DATA PROVIDED:

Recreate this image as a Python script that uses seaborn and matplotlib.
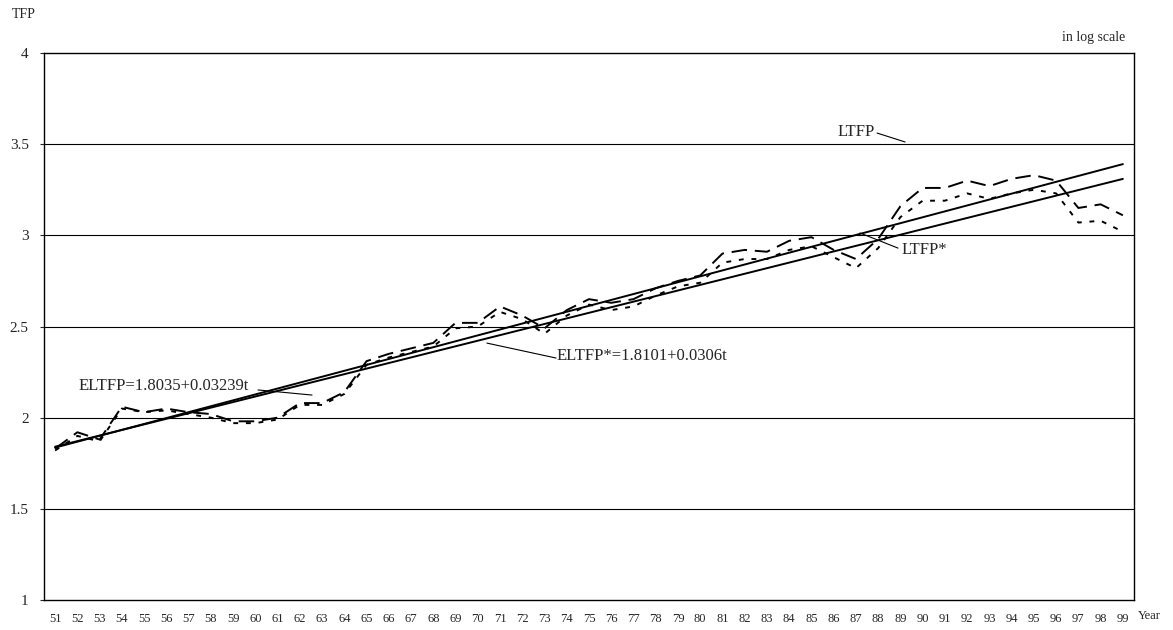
import numpy as np
import pandas as pd
import matplotlib
matplotlib.use("Agg")
import matplotlib.pyplot as plt
import seaborn as sns

years = list(range(51, 100))
ltfp = [1.83, 1.92, 1.88, 2.06, 2.03, 2.05, 2.03, 2.02, 1.98, 1.98,
        2.00, 2.08, 2.08, 2.14, 2.31, 2.35, 2.38, 2.41, 2.52, 2.52,
        2.61, 2.56, 2.49, 2.59, 2.65, 2.63, 2.65, 2.71, 2.75, 2.78,
        2.90, 2.92, 2.91, 2.97, 2.99, 2.92, 2.87, 2.98, 3.16, 3.26,
        3.26, 3.30, 3.27, 3.31, 3.33, 3.30, 3.15, 3.17, 3.11]
ltfp_star = [1.82, 1.90, 1.87, 2.05, 2.03, 2.04, 2.02, 2.00, 1.97, 1.97,
             1.99, 2.07, 2.07, 2.13, 2.29, 2.33, 2.36, 2.39, 2.49, 2.50,
             2.58, 2.54, 2.46, 2.56, 2.62, 2.59, 2.61, 2.67, 2.72, 2.74,
             2.85, 2.87, 2.87, 2.92, 2.94, 2.88, 2.82, 2.93, 3.10, 3.19,
             3.19, 3.23, 3.20, 3.23, 3.25, 3.23, 3.07, 3.08, 3.02]

# fitted trends as printed on the chart: a + b*t, t = 1 for 1951
eltfp_coef = (1.8035, 0.03239)
eltfp_star_coef = (1.8101, 0.0306)

t = np.array(years) - 50
df = pd.DataFrame({
    "year": years,
    "LTFP": ltfp,
    "LTFP*": ltfp_star,
    "ELTFP": eltfp_coef[0] + eltfp_coef[1] * t,
    "ELTFP*": eltfp_star_coef[0] + eltfp_star_coef[1] * t,
})

sns.set_style("white")
plt.rcParams["font.family"] = ["Liberation Serif", "DejaVu Serif"]

fig = plt.figure(figsize=(11.73, 6.3), dpi=100)
ax = fig.add_axes([44 / 1173, 30 / 630, 1090 / 1173, 547 / 630])

for y in [1.5, 2, 2.5, 3, 3.5]:
    ax.axhline(y, color="black", lw=0.8, zorder=0)

sns.lineplot(data=df, x="year", y="ELTFP", color="black", lw=1.4, ax=ax)
sns.lineplot(data=df, x="year", y="ELTFP*", color="black", lw=1.4, ax=ax)
sns.lineplot(data=df, x="year", y="LTFP", color="black", lw=1.4,
             dashes=False, linestyle=(0, (8, 4)), ax=ax)
sns.lineplot(data=df, x="year", y="LTFP*", color="black", lw=1.4,
             dashes=False, linestyle=(0, (2.5, 4)), ax=ax)

ax.set_xlim(50.5, 99.5)
ax.set_ylim(1, 4)
ax.set_yticks([1, 1.5, 2, 2.5, 3, 3.5, 4])
ax.set_yticklabels(["1", "1.5", "2", "2.5", "3", "3.5", "4"], fontsize=11)
ax.set_xticks(years)
ax.set_xticklabels([str(y) for y in years], fontsize=9)
ax.set_xticks(np.arange(51.5, 99.5, 1), minor=True)
ax.tick_params(axis="x", which="major", length=0, pad=9)
ax.tick_params(axis="x", which="minor", direction="in", length=3, width=0.8)
ax.tick_params(axis="y", length=3, width=0.8, direction="out", left=True, pad=8)
ax.set_xlabel("")
ax.set_ylabel("")
for s in ax.spines.values():
    s.set_color("black")
    s.set_linewidth(1.0)

# labels with leader lines
lab = dict(fontsize=12, va="center", ha="left")
ax.text(52.03, 2.174, "ELTFP=1.8035+0.03239t", **lab)
ax.plot([60.12, 62.55], [2.152, 2.124], color="black", lw=0.8)
ax.text(73.56, 2.338, "ELTFP*=1.8101+0.0306t", **lab)
ax.plot([70.41, 73.52], [2.409, 2.327], color="black", lw=0.8)
ax.text(86.15, 3.567, "LTFP", **lab)
ax.plot([87.95, 89.21], [3.561, 3.512], color="black", lw=0.8)
ax.text(89.07, 2.92, "LTFP*", **lab)
ax.plot([87.18, 88.89], [3.013, 2.93], color="black", lw=0.8)

fig.text(1125 / 1173, 1 - 37 / 630, "in log scale", fontsize=10,
         ha="right", va="center")
fig.text(12 / 1173, 1 - 14 / 630, "TFP", fontsize=10, ha="left", va="center")
fig.text(1138 / 1173, 1 - 616 / 630, "Year", fontsize=9, ha="left", va="center")

fig.savefig("out.png", dpi=100)
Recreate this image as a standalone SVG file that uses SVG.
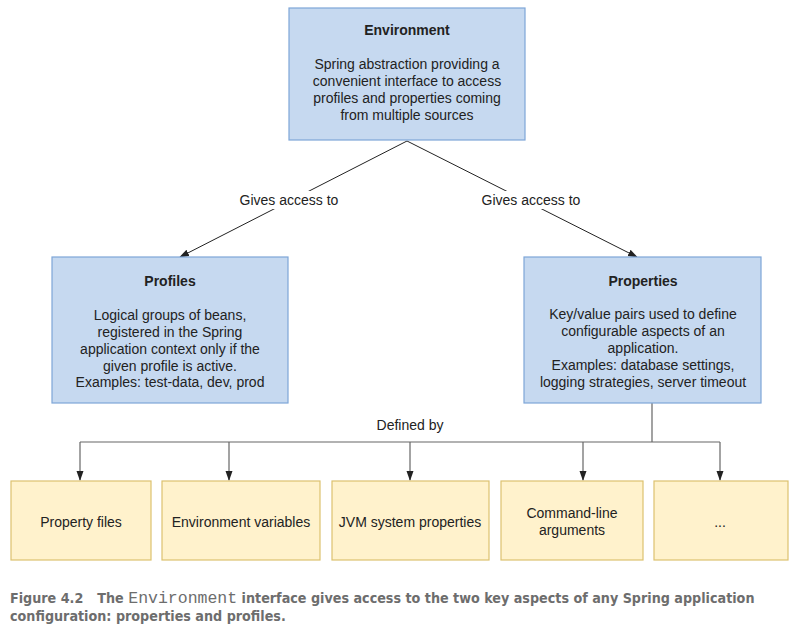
<svg xmlns="http://www.w3.org/2000/svg" width="800" height="639" viewBox="0 0 800 639">
<defs>
<style>
.blue{fill:#c6d9f0;stroke:#7ea6d8;stroke-width:1.2}
.yellow{fill:#fff2cc;stroke:#dcc16f;stroke-width:1.2}
text{font-family:"Liberation Sans",Arial,sans-serif;font-size:14px;fill:#222;text-anchor:middle}
.t{font-weight:bold}
.edge{stroke:#222;stroke-width:1;fill:none}
.tree{stroke:#666;stroke-width:1.2;fill:none}
.cap{font-family:"Liberation Sans Narrow","DejaVu Sans Condensed",sans-serif;font-weight:bold;font-size:14.2px;fill:#6d6d6d;text-anchor:start}
.mono{font-family:"Liberation Mono","Courier New",monospace;font-weight:normal;font-size:16.5px}
</style>
<marker id="arr" markerWidth="10" markerHeight="10" viewBox="0 0 10 10" refX="9" refY="5" orient="auto" markerUnits="userSpaceOnUse">
<path d="M0,1.5 L10,5 L0,8.5 Z" fill="#222"/>
</marker>
</defs>
<rect width="800" height="639" fill="#fff"/>
<g id="connectors">
<path class="edge" d="M407,141 L180,257" marker-end="url(#arr)"/>
<path class="edge" d="M407,141 L637,257" marker-end="url(#arr)"/>
<rect x="236" y="191" width="106" height="18" fill="#fff"/>
<rect x="478" y="191" width="106" height="18" fill="#fff"/>
<text x="289" y="205">Gives access to</text>
<text x="531" y="205">Gives access to</text>
<path class="tree" d="M652,403 L652,442 M80,442 L720,442"/>
<path class="tree" d="M80,442 L80,480" marker-end="url(#arr)"/>
<path class="tree" d="M229,442 L229,480" marker-end="url(#arr)"/>
<path class="tree" d="M410,442 L410,480" marker-end="url(#arr)"/>
<path class="tree" d="M583,442 L583,480" marker-end="url(#arr)"/>
<path class="tree" d="M720,442 L720,480" marker-end="url(#arr)"/>
<text x="410" y="430">Defined by</text>
</g>
<g id="environment">
<rect class="blue" x="289" y="8" width="236" height="132"/>
<text class="t" x="407" y="35">Environment</text>
<text x="407" y="69">Spring abstraction providing a</text>
<text x="407" y="86">convenient interface to access</text>
<text x="407" y="103">profiles and properties coming</text>
<text x="407" y="120">from multiple sources</text>
</g>
<g id="profiles">
<rect class="blue" x="52" y="257" width="236" height="146"/>
<text class="t" x="170" y="286">Profiles</text>
<text x="170" y="320">Logical groups of beans,</text>
<text x="170" y="337">registered in the Spring</text>
<text x="170" y="354">application context only if the</text>
<text x="170" y="371">given profile is active.</text>
<text x="170" y="387">Examples: test-data, dev, prod</text>
</g>
<g id="properties">
<rect class="blue" x="524" y="257" width="237" height="146"/>
<text class="t" x="643" y="286">Properties</text>
<text x="643" y="319">Key/value pairs used to define</text>
<text x="643" y="336">configurable aspects of an</text>
<text x="643" y="353">application.</text>
<text x="643" y="370">Examples: database settings,</text>
<text x="643" y="387">logging strategies, server timeout</text>
</g>
<g id="property-files">
<rect class="yellow" x="11" y="481" width="140" height="79"/>
<text x="81" y="527">Property files</text>
</g>
<g id="environment-variables">
<rect class="yellow" x="162" y="481" width="158" height="79"/>
<text x="241" y="527">Environment variables</text>
</g>
<g id="jvm-system-properties">
<rect class="yellow" x="332" y="481" width="157" height="79"/>
<text x="410" y="527">JVM system properties</text>
</g>
<g id="command-line-arguments">
<rect class="yellow" x="501" y="481" width="142" height="79"/>
<text x="572" y="518">Command-line</text>
<text x="572" y="535">arguments</text>
</g>
<g id="more">
<rect class="yellow" x="654" y="481" width="134" height="79"/>
<text x="720" y="527">...</text>
</g>
<g id="caption">
<text class="cap" x="10" y="603">Figure 4.2<tspan dx="14">The </tspan><tspan class="mono">Environment</tspan> interface gives access to the two key aspects of any Spring application</text>
<text class="cap" x="10" y="621">configuration: properties and profiles.</text>
</g>
</svg>
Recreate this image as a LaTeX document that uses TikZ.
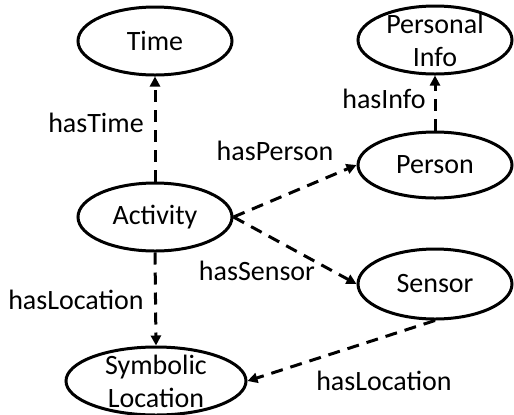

PROBLEM DESCRIPTION: Word for word, give again the lines from the first entry to the line with "import seaborn as sns", inclusive. Exclude the pictures.

COMPLETE RESPONSE:
Recreate this image as a Python script that uses seaborn and matplotlib.
import numpy as np
import pandas as pd
import matplotlib
matplotlib.use("Agg")
import matplotlib.pyplot as plt
import seaborn as sns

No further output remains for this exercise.